FEDERAL COURT, April 24 –   How automatic do banks now think merger approvals are? Amid Iran impacts on the economy, still some proposed mergers are being moved forward on.

This week Inner City Press filed against one:

On behalf of Fair Finance Watch, this is opposition to the application of Arrow Bank and Adirondack Bank to merge.    

 Saratoga National Bank & Trust in 2024 made 321 mortgage loans to whites, and only 10 to African Americans, while denying four application from African Americans.  

  Neither Arrow Bank nor Glenn Falls National appear to have reported HMDA data for 2024.     For the record:


 "A federal judge approved a $850,000 settlement in a class-action lawsuit brought by shareholders of Arrow Financial Corp. in Glens Falls after previously undisclosed accounting problems revealed by bank leaders led to a sell-off of Arrow shares and the resignation of its CEO in early 2023. U.S. District Court Judge Anne Nardacci approved the cash settlement on Feb. 13, although the agreement had been agreed to in principle in August.  Arrow Financial was the parent company for two separate banks, Glens Falls National Bank and Trust Co. and Saratoga National Bank and Trust Co. Those two were recently merged into one entity called Arrow Bank. It was not until March 31, 2023, that Arrow disclosed its problems with filing its 2022 financial results with the SEC were part of a larger issue with its conversion to a new, more modern bank operating and accounting system in 2022. The implementation of the new system presented challenges from the beginning, according to former employees interviewed by the plaintiffs' attorneys. They said the bank went live too quickly with the new system, leading to major headaches for some employees who were spending 15-hour days at the bank trying to fix problems with the system, according to the shareholder lawsuit... Arrow told employees that the core conversation was the most significant undertaking the bank had ever gone through,” the lawsuit states. “Notwithstanding, (one confidential witness) stated that Arrow rushed the core conversion process leading to myriad problems with the bank’s essential reporting functions.” “A lot went wrong” during the conversion,” the employee was quoted as saying. “I don’t even know where to start.” The problems were not just difficult for employees to handle. Things began to go wrong with customer accounts as well. “One of the first problems (one former employee) noticed was that after the core conversion, debit card fraud reports were not populating correctly,” the lawsuit states.
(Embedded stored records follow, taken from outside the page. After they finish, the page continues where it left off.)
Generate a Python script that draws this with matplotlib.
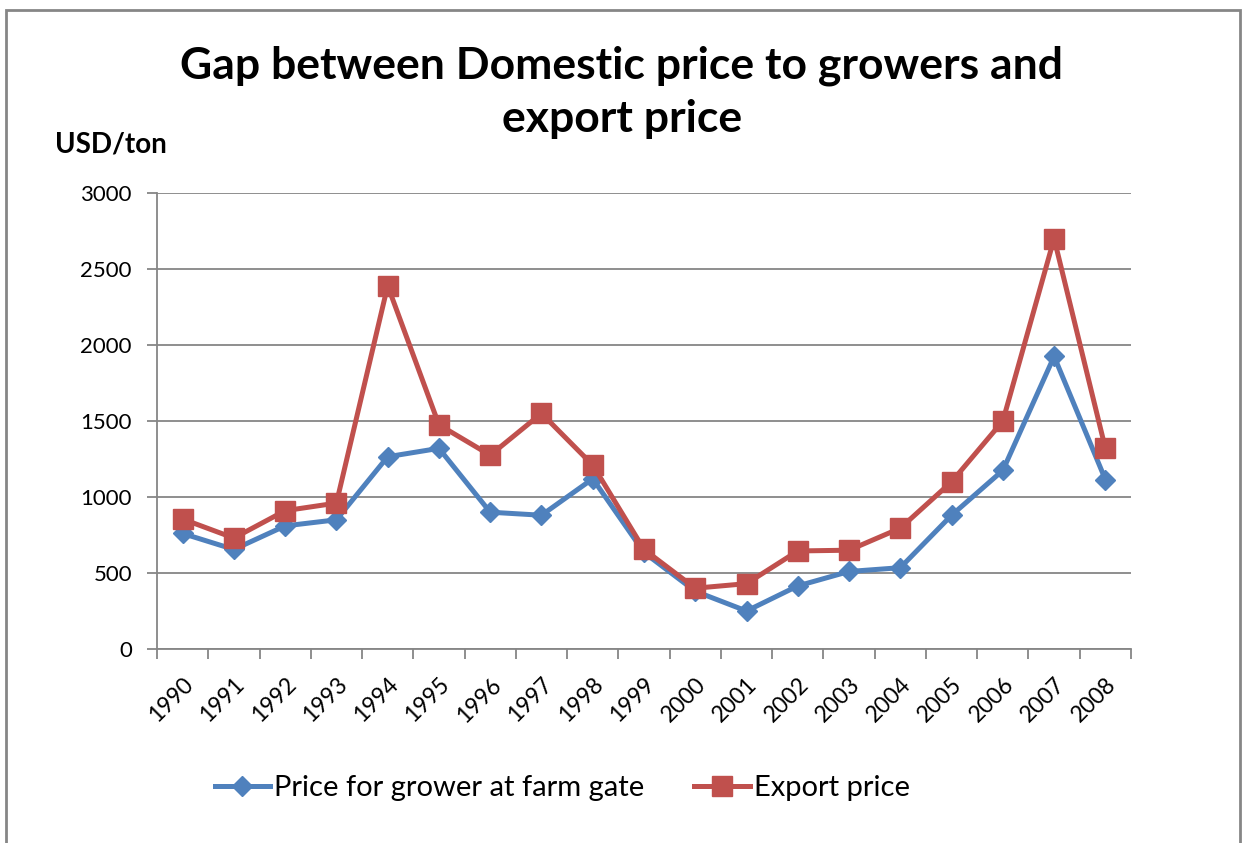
import numpy as np
import matplotlib.pyplot as plt
from matplotlib.patches import Rectangle

plt.rcParams['font.family'] = ['Lato', 'DejaVu Sans']

# Prices in USD per ton
years = ['1990', '1991', '1992', '1993', '1994', '1995', '1996', '1997', '1998', '1999',
         '2000', '2001', '2002', '2003', '2004', '2005', '2006', '2007', '2008']
grower_price = [760, 655, 810, 850, 1265, 1320, 900, 880, 1120, 635,
                380, 250, 415, 510, 535, 880, 1175, 1925, 1115]
export_price = [855, 730, 910, 960, 2390, 1475, 1275, 1550, 1210, 655,
                400, 430, 645, 650, 795, 1100, 1500, 2700, 1320]

blue = '#4F81BD'
red = '#C0504D'
grid_col = '#868686'

fig = plt.figure(figsize=(12.44, 8.43), dpi=100)
ax = fig.add_axes([157 / 1244, 1 - 649 / 843, (1131 - 157) / 1244, (649 - 193) / 843])

x = np.arange(len(years))
ax.plot(x, grower_price, color=blue, lw=3.6, marker='D', ms=10.5,
        label='Price for grower at farm gate', zorder=3)
ax.plot(x, export_price, color=red, lw=3.6, marker='s', ms=14,
        label='Export price', zorder=4)

ax.set_xlim(-0.5, len(years) - 0.5)
ax.set_ylim(0, 3000)
ax.set_yticks(np.arange(0, 3001, 500))
ax.yaxis.grid(True, color=grid_col, lw=1.3)
ax.set_axisbelow(True)

ax.set_xticks(x)
ax.set_xticklabels(years, rotation=45, ha='right', va='top', rotation_mode='anchor')
ax.set_xticks(np.arange(-0.5, len(years), 1), minor=True)
ax.tick_params(axis='x', which='major', length=0, pad=18, labelsize=16.5)
ax.tick_params(axis='x', which='minor', length=7, width=1.3, color=grid_col)
ax.tick_params(axis='y', length=7, width=1.3, color=grid_col, labelsize=16, pad=11)

for s in ['top', 'right']:
    ax.spines[s].set_visible(False)
for s in ['left', 'bottom']:
    ax.spines[s].set_color(grid_col)
    ax.spines[s].set_linewidth(1.3)

fig.text(0.5, 1 - 92 / 843, 'Gap between Domestic price to growers and\nexport price',
         ha='center', va='center', fontsize=32, fontweight='bold', linespacing=1.4)
fig.text(55 / 1244, 1 - 145 / 843, 'USD/ton', ha='left', va='center',
         fontsize=20, fontweight='bold')

fig.legend(loc='center', bbox_to_anchor=(0.452, 1 - 788 / 843), ncol=2, frameon=False,
           fontsize=21, handlelength=1.9, columnspacing=1.7, handletextpad=0.15)

# outer chart border
fig.patches.append(Rectangle((6 / 1244, -0.05), (1240 - 6) / 1244, 1.05 - 10 / 843,
                             transform=fig.transFigure, fill=False,
                             edgecolor=grid_col, lw=2))

fig.savefig('out.png', dpi=100)
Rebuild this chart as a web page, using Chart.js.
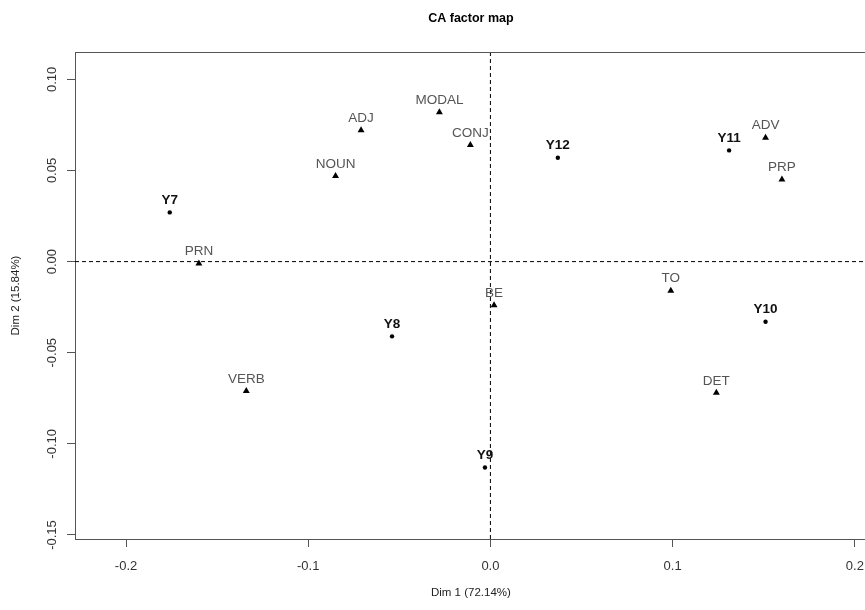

Additionally, customers weren’t getting their money when they were supposed to. 'We were getting massive complaints from customers [that] fraudulent charges on accounts weren’t recovered, etc.,” the person recounted. “I’m like, this is people’s money.'"    

  Given this, a public hearing on this proposed merger is required. Despite the OCC's stated solicitude for "community" banks, this is one with a recent record of fraud, and disparate HMDA data.    Also for the record, Adirondack Bank in 2024 made 201 mortgage loans to whites and only TWO to African Americans, while denying two (versus at less than 25% denial rate for whites).  

 The 2025 HMDA-LAR, there are issues, but since the OCC has never considered it, for the record:   The low-income borrower denial rate of 58.8% is the standout number — more than half of low-income applicants are denied. The moderate-income denial rate of 22.4% is also well above middle-income (10.5%). The LMI combined denial rate of 31.8% versus 15.3% for non-LMI is a textbook disparity.  Also, borrowers aged 55–64 had the highest denial rate at 27.8% — a potential ECOA age discrimination concern. 

      The comment period should be extended; evidentiary hearings should be held; and on the current record, the application should not be approved.